Je me félicite également de l’introduction au Sénat de dispositions permettant le recrutement des assistants d’éducation en contrat de travail à durée indéterminée (CDI) après six ans d’activité, tout en regrettant que cette mesure de bon sens ne s’applique pas aux accompagnants d’élèves en situation de handicap (AESH). C’est une différence de traitement injuste, incompréhensible et génératrice d’une colère légitime de ces personnels ô combien indispensables !
Notre groupe n’était pas en accord avec la totalité de la version sénatoriale de la proposition de loi.
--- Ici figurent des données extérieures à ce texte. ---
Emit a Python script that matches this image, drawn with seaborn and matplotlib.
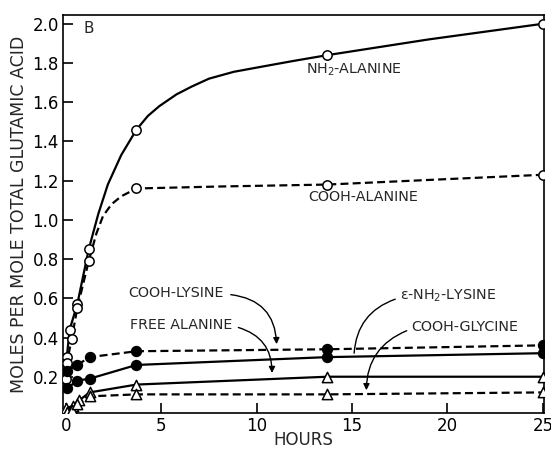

Ainsi, nous n’étions pas favorables à l’ajout de dispositions concernant l’instruction en famille, le harcèlement scolaire pouvant servir de prétexte pour renforcer ce mode d’instruction que nous considérons comme inégalitaire.
Nous désapprouvions aussi l’exclusion du champ du texte des faits de harcèlement en provenance des enseignants ou du personnel des établissements : c’est un phénomène certes minoritaire, mais qui doit être considéré.
Nous saluons aussi le rétablissement de l’article 6, supprimé au Sénat, qui prévoit des stages de sensibilisation aux risques liés au harcèlement scolaire dans le cadre de stages de citoyenneté ou de formation civique, comme le souhaitait notre mission sénatoriale.
Je suis sûre qu’il aurait été possible de conjuguer les apports positifs de l’Assemblée nationale et du Sénat sur ce texte, et je regrette que cela n’ait pas été possible, en grande partie – je le répète – du fait de l’attitude dogmatique de la majorité à l’Assemblée nationale.
Notre groupe ne votera pas la motion tendant à opposer la question préalable, car il est opposé par principe à l’arrêt des débats, en particulier sur ce sujet qui préoccupe fortement nos concitoyens et qui touche nos enfants. Il aurait préféré pouvoir débattre en détail des différents points que je viens d’évoquer et voter en faveur du texte élaboré par l’Assemblée nationale qui, malgré sa frilosité et son aspect abusivement répressif, constituait tout de même une avancée pour lutter contre le harcèlement scolaire et le cyberharcèlement.